En tant que dirigeant de l’Iran, Mossadegh a parrainé des lois pour un “gouvernement propre” et des systèmes judiciaires indépendants, a défendu la liberté de religion et d’affiliation politique, et a promu des élections libres. Il a mis en œuvre de nombreuses réformes sociales et s’est battu pour les droits des femmes, des travailleurs et des paysans. Un fonds a été créé pour financer des projets de développement rural et aider les agriculteurs. Conformément à sa politique d’“équilibre négatif”, une idée qui a contribué à la formation du mouvement des non-alignés, Mossadegh a également refusé d’accorder une concession pétrolière à l’Union soviétique. Plus important encore, Mossadegh a contribué à favoriser une autosuffisance nationale qui n’a jamais été égalée en Iran depuis son mandat : il a équilibré le budget, augmenté les productions non pétrolières et créé une balance commerciale. Sa politique s’est souvent heurtée à l’opposition du Shah, des généraux de l’armée, des principaux religieux, des propriétaires terriens, du parti Toudeh (communiste) et des gouvernements britannique et usaméricain. Néanmoins, Mossadegh a toujours pu compter sur le soutien du peuple.

 

Entretemps, les Britanniques ont continué à saper l’autorité de Mossadegh en incitant à la division dans le pays, en renforçant l’embargo mondial sur l’achat de pétrole iranien, en gelant les avoirs iraniens et en menaçant l’Iran d’une invasion par la constitution d’une force navale dans le golfe Persique. Toutes ces tentatives ayant échoué, la Grande-Bretagne a conclu que “Mossadegh doit partir” par tous les moyens nécessaires. En collaboration avec la CIA, ils ont fomenté un coup d’État pour renverser le gouvernement démocratiquement élu.

 

Le 15 août 1953, avec la participation du Shah et de ses collaborateurs iraniens, un plan élaboré par la CIA sous le nom de code “Opération Ajax”, dirigé par Kermit Roosevelt, a été mis en œuvre, mais il n’a pas réussi à déloger Mossadegh du pouvoir. Lors de la deuxième tentative, le 19 août 1953, [28 Mordad 1332] le gouvernement a été violemment renversé. Mossadegh échappe à la capture, mais sa maison est envahie, pillée et incendiée. Le lendemain, Mossadegh se rend aux autorités et est emprisonné. Au cours de cet épisode sanglant, plusieurs centaines de personnes ont été tuées ou blessées. Les partisans de Mossadegh ont été arrêtés, emprisonnés, torturés ou même assassinés. Le ministre des Affaires étrangères de Mossadegh, le Dr Hossein Fatemi, est entré dans la clandestinité mais a été capturé quelques mois plus tard. Il a été battu, poignardé 5 fois par Shaban Jafari, un ancien catcheur surnommé “Sans cervelle” et, après un simulacre de procès, exécuté par un peloton d’exécution. Le règne de la terreur avait commencé.
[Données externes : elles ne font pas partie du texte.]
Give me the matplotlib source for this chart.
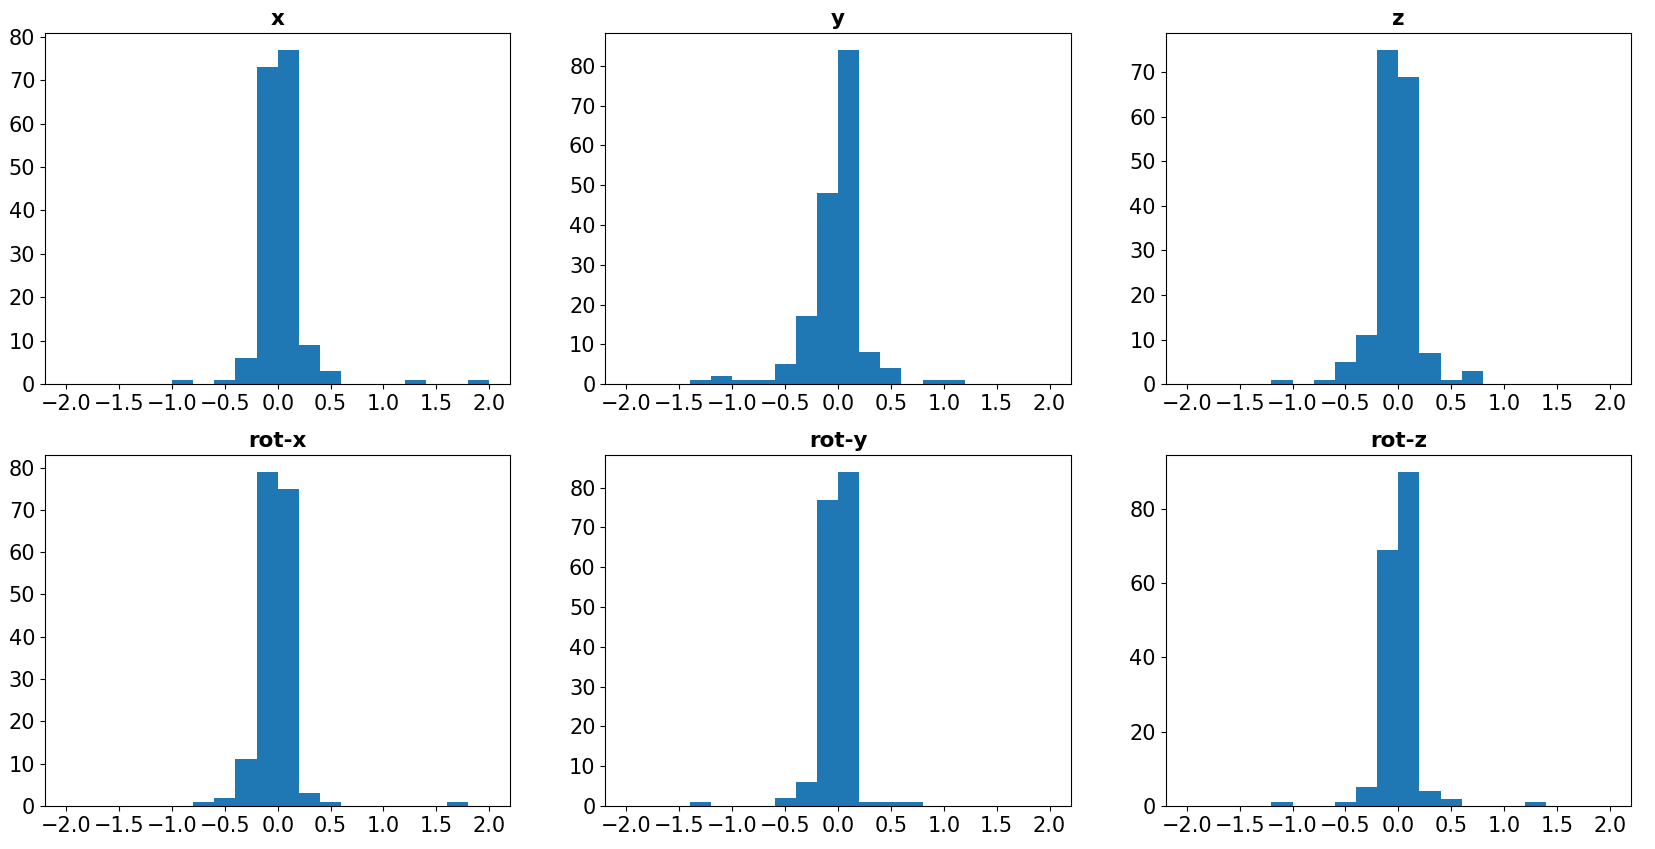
from matplotlib import pyplot as plt
from matplotlib.ticker import MultipleLocator
import numpy as np

# 20 bins of width 0.2 between -2 and 2
bin_edges = [-2.0, -1.8, -1.6, -1.4, -1.2, -1.0, -0.8, -0.6, -0.4, -0.2, 0.0,
             0.2, 0.4, 0.6, 0.8, 1.0, 1.2, 1.4, 1.6, 1.8, 2.0]

titles = ["x", "y", "z", "rot-x", "rot-y", "rot-z"]

counts_x = [0, 0, 0, 0, 0, 1, 0, 1, 6, 73, 77, 9, 3, 0, 0, 0, 1, 0, 0, 1]
counts_y = [0, 0, 0, 1, 2, 1, 1, 5, 17, 48, 84, 8, 4, 0, 1, 1, 0, 0, 0, 0]
counts_z = [0, 0, 0, 0, 1, 0, 1, 5, 11, 75, 69, 7, 1, 3, 0, 0, 0, 0, 0, 0]
counts_rotx = [0, 0, 0, 0, 0, 0, 1, 2, 11, 79, 75, 3, 1, 0, 0, 0, 0, 0, 1, 0]
counts_roty = [0, 0, 0, 1, 0, 0, 0, 2, 6, 77, 84, 1, 1, 1, 0, 0, 0, 0, 0, 0]
counts_rotz = [0, 0, 0, 0, 1, 0, 0, 1, 5, 69, 90, 4, 2, 0, 0, 0, 1, 0, 0, 0]

all_counts = [counts_x, counts_y, counts_z, counts_rotx, counts_roty, counts_rotz]
ytick_steps = [10, 10, 10, 10, 10, 20]

fig, axes = plt.subplots(nrows=2, ncols=3, figsize=(16.55, 8.49), dpi=100)
plt.subplots_adjust(left=0.0272, right=0.9855, bottom=0.0506, top=0.961,
                    wspace=0.204, hspace=0.202)

edges = np.array(bin_edges)
for ax, title, counts, step in zip(axes.flat, titles, all_counts, ytick_steps):
    ax.hist(edges[:-1], bins=edges, weights=counts, color="#1f77b4")
    ax.set_title(title, fontsize=15.5, fontweight="bold")
    ax.set_xticks([-2.0, -1.5, -1.0, -0.5, 0.0, 0.5, 1.0, 1.5, 2.0])
    ax.yaxis.set_major_locator(MultipleLocator(step))
    ax.tick_params(labelsize=15)

plt.savefig("out.png")
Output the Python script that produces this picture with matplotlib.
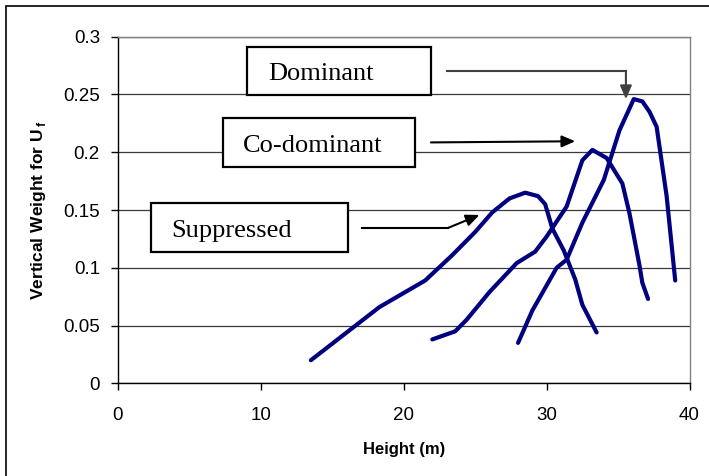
import matplotlib
matplotlib.use("Agg")
import matplotlib.pyplot as plt
from matplotlib.patches import Rectangle

# vertical weight profiles by crown class
suppressed_h = [13.5, 18.3, 21.5, 23.4, 25.0, 26.2, 27.4, 28.5, 29.4, 29.9, 30.4, 31.2, 32.0, 32.5, 33.5]
suppressed_w = [0.020, 0.066, 0.089, 0.111, 0.131, 0.148, 0.160, 0.165, 0.162, 0.155, 0.134, 0.115, 0.090, 0.068, 0.044]

codominant_h = [22.0, 23.6, 24.4, 26.0, 27.9, 29.2, 30.0, 31.4, 32.5, 33.2, 34.2, 35.3, 35.8, 36.5, 36.7, 37.1]
codominant_w = [0.038, 0.045, 0.055, 0.079, 0.104, 0.114, 0.127, 0.153, 0.193, 0.202, 0.195, 0.173, 0.147, 0.102, 0.087, 0.073]

dominant_h = [28.0, 29.0, 30.7, 31.4, 32.5, 34.0, 35.1, 36.1, 36.7, 37.2, 37.7, 38.4, 39.0]
dominant_w = [0.035, 0.063, 0.100, 0.107, 0.139, 0.176, 0.219, 0.246, 0.244, 0.235, 0.222, 0.162, 0.089]

x_ticks = [0, 10, 20, 30, 40]
y_ticks = [0, 0.05, 0.1, 0.15, 0.2, 0.25, 0.3]
y_tick_labels = ["0", "0.05", "0.1", "0.15", "0.2", "0.25", "0.3"]

plt.rcParams["font.family"] = ["Liberation Sans", "DejaVu Sans"]
plt.rcParams["mathtext.fontset"] = "custom"
plt.rcParams["mathtext.rm"] = "Liberation Sans:bold"
plt.rcParams["mathtext.bf"] = "Liberation Sans:bold"

fig = plt.figure(figsize=(7.09, 4.76), dpi=100)
ax = fig.add_axes([0.1664, 0.1947, 0.8061, 0.7282])

# outer chart border (only left/top edges fall inside the canvas)
fig.patches.append(Rectangle((5.5 / 709, -0.2), 1.5, 1.2 - 5.5 / 476,
                             transform=fig.transFigure, fill=False,
                             edgecolor="black", linewidth=1.2))

for h, w in [(suppressed_h, suppressed_w), (codominant_h, codominant_w), (dominant_h, dominant_w)]:
    ax.plot(h, w, color="#000080", linewidth=3.0, solid_capstyle="round",
            solid_joinstyle="round", zorder=3)

ax.set_xlim(0, 40)
ax.set_ylim(0, 0.3)
ax.set_xticks(x_ticks)
ax.set_yticks(y_ticks)
ax.set_yticklabels(y_tick_labels)
ax.tick_params(axis="both", direction="out", length=5, width=1, labelsize=13.5, colors="black")
ax.tick_params(axis="x", pad=12)
ax.tick_params(axis="y", pad=8)
ax.yaxis.grid(True, color="#3a3a3a", linewidth=0.9)
ax.set_axisbelow(True)
for side in ["top", "right"]:
    ax.spines[side].set_color("#808080")
for side in ["left", "bottom"]:
    ax.spines[side].set_color("black")
for s in ax.spines.values():
    s.set_linewidth(1.0)

ax.set_xlabel("Height (m)", fontsize=12, fontweight="bold", labelpad=13)
ax.set_ylabel(r"Vertical Weight for U$\,_{\mathrm{f}}$", fontsize=12.5, fontweight="bold", labelpad=11)

# labelled boxes: (label, left, bottom, right, top)
boxes = [
    ("Dominant", 9.03, 0.2496, 21.9, 0.291),
    ("Co-dominant", 7.35, 0.187, 20.8, 0.2296),
    ("Suppressed", 2.31, 0.1137, 16.1, 0.156),
]
text_x = {"Dominant": 10.5, "Co-dominant": 8.75, "Suppressed": 3.75}
for label, x0, y0, x1, y1 in boxes:
    ax.add_patch(Rectangle((x0, y0), x1 - x0, y1 - y0, facecolor="white",
                           edgecolor="black", linewidth=1.6, zorder=4))
    ax.text(text_x[label], (y0 + y1) / 2 - 0.003, label, fontsize=19,
            family=["Liberation Serif", "DejaVu Serif"], va="center", ha="left", zorder=5)

arrow_kw = dict(arrowstyle="-|>,head_length=0.8,head_width=0.35", shrinkA=0, shrinkB=0)

# Dominant: elbow arrow, dark grey
ax.plot([23.0, 35.55], [0.2703, 0.2703], color="#404040", linewidth=1.5, zorder=4)
ax.annotate("", xy=(35.55, 0.246), xytext=(35.55, 0.2705),
            arrowprops=dict(color="#404040", linewidth=1.5, **arrow_kw), zorder=4)

# Co-dominant: straight arrow
ax.annotate("", xy=(32.0, 0.2095), xytext=(21.9, 0.2085),
            arrowprops=dict(color="black", linewidth=1.5, **arrow_kw), zorder=4)

# Suppressed: flat then angled up
ax.plot([17.1, 23.1], [0.1345, 0.1345], color="black", linewidth=1.5, zorder=4)
ax.annotate("", xy=(25.3, 0.1457), xytext=(23.1, 0.1345),
            arrowprops=dict(color="black", linewidth=1.5, **arrow_kw), zorder=4)

fig.savefig("out.png", dpi=100)
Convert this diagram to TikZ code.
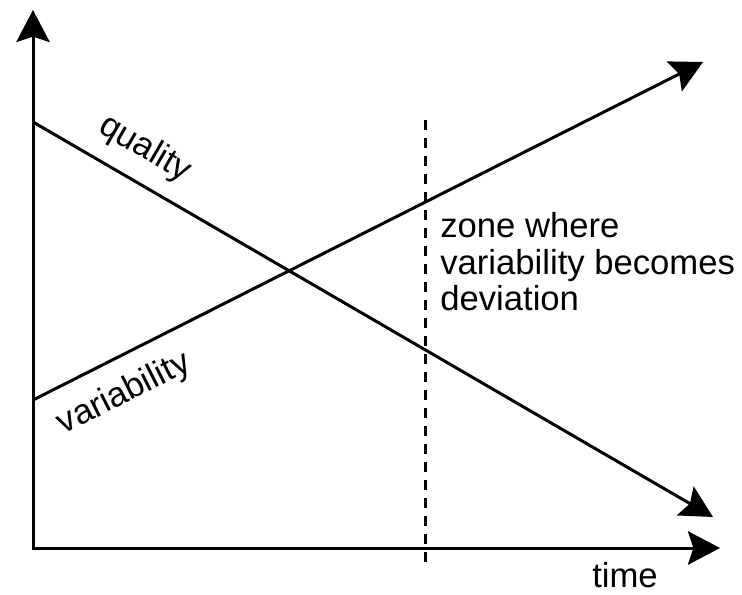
\documentclass[tikz,border=0pt]{standalone}
\usepackage{fontspec}
\setmainfont{Liberation Sans}
\usetikzlibrary{arrows.meta}

\begin{document}
\begin{tikzpicture}[x=0.75pt, y=-0.75pt,
    every node/.style={font=\fontsize{26}{27.5}\selectfont, inner sep=0pt},
    line/.style={line width=2.25pt},
    tip/.style={-{Stealth[length=24pt,width=25pt,inset=4pt]}}]
  \useasboundingbox (0,0) rectangle (742,595);
  % axes
  \coordinate (origin) at (33,548);
  \coordinate (ytop) at (33,10);
  \coordinate (xend) at (720,548);
  \draw[line, {Stealth[length=24pt,width=25pt,inset=4pt]}-{Stealth[length=24pt,width=25pt,inset=4pt]}]
    (ytop) -- (origin) -- (xend);
  % the two trends
  \coordinate (qstart) at (33,122);
  \coordinate (qend) at (713,517);
  \coordinate (vstart) at (33,400);
  \coordinate (vend) at (703,62);
  \draw[line,tip] (qstart) -- (qend);
  \draw[line,tip] (vstart) -- (vend);
  % limit of the zone
  \coordinate (ztop) at (425,120);
  \coordinate (zbot) at (425,567);
  \draw[line, dash pattern=on 7.5pt off 6pt] (ztop) -- (zbot);
  % labels
  \node[rotate=-30.2] (qlabel) at (145,149) {quality};
  \node[rotate=26.8] (vlabel) at (124,394) {variability};
  \node[anchor=north west, align=left] (zone) at (440,212)
    {zone where\\variability becomes\\deviation};
  \node[anchor=base west] (time) at (592,587) {time};
\end{tikzpicture}
\end{document}
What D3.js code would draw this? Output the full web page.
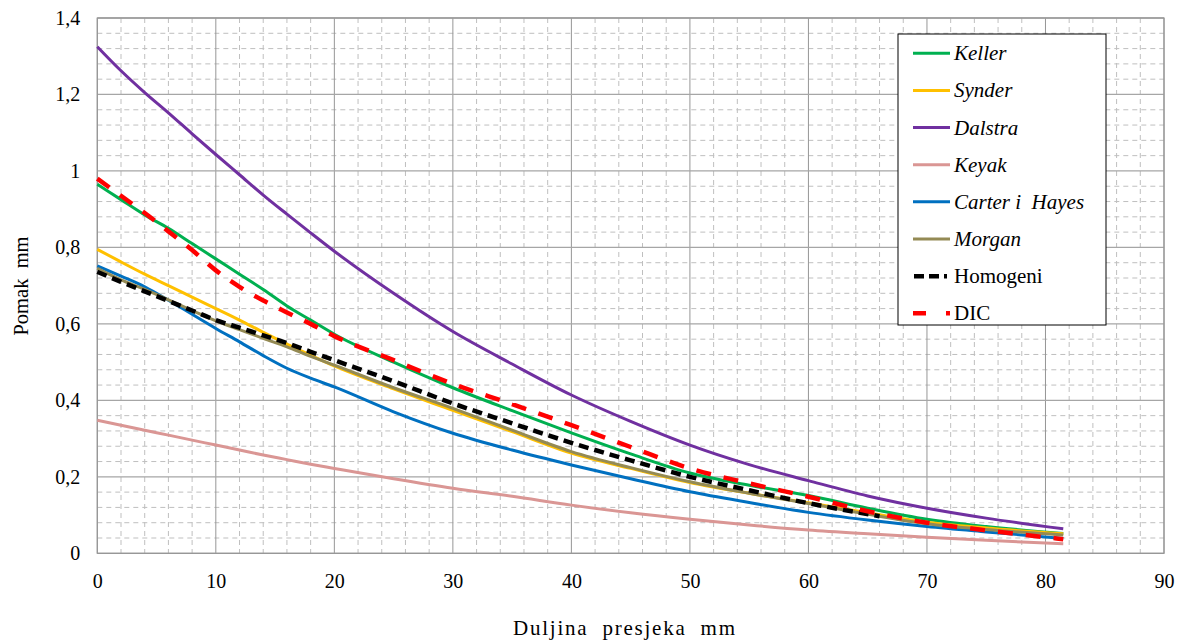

Jugé comme traître par un tribunal militaire, le 19 décembre 1953, Mossadegh déclare :

« Oui, mon péché - mon grand péché... et même mon plus grand péché - est d’avoir nationalisé l’industrie pétrolière iranienne et d’avoir mis fin au système d’exploitation politique et économique du plus grand empire du monde. ...Au prix de ma vie et de celle de ma famille, au risque de perdre ma vie, mon honneur et mes biens. ...Avec la bénédiction de Dieu et la volonté du peuple, j’ai combattu ce système sauvage et épouvantable d’espionnage international et de colonialisme.

 

« […] Je suis bien conscient que mon destin doit servir d’exemple à l’avenir dans tout le Moyen-Orient pour briser les chaînes de l’esclavage et de la servitude aux intérêts coloniaux ».

Mossadegh est déclaré coupable de trahison. Il est placé à l’isolement pendant trois ans, puis assigné à résidence jusqu’à la fin de sa vie dans son village ancestral d’Ahmad-Abad. Le 5 mars 1967, Mohammad Mossadegh meurt à l’âge de 85 ans, un an et dix mois après le décès de celle qui fut son épouse bien-aimée pendant 64 ans.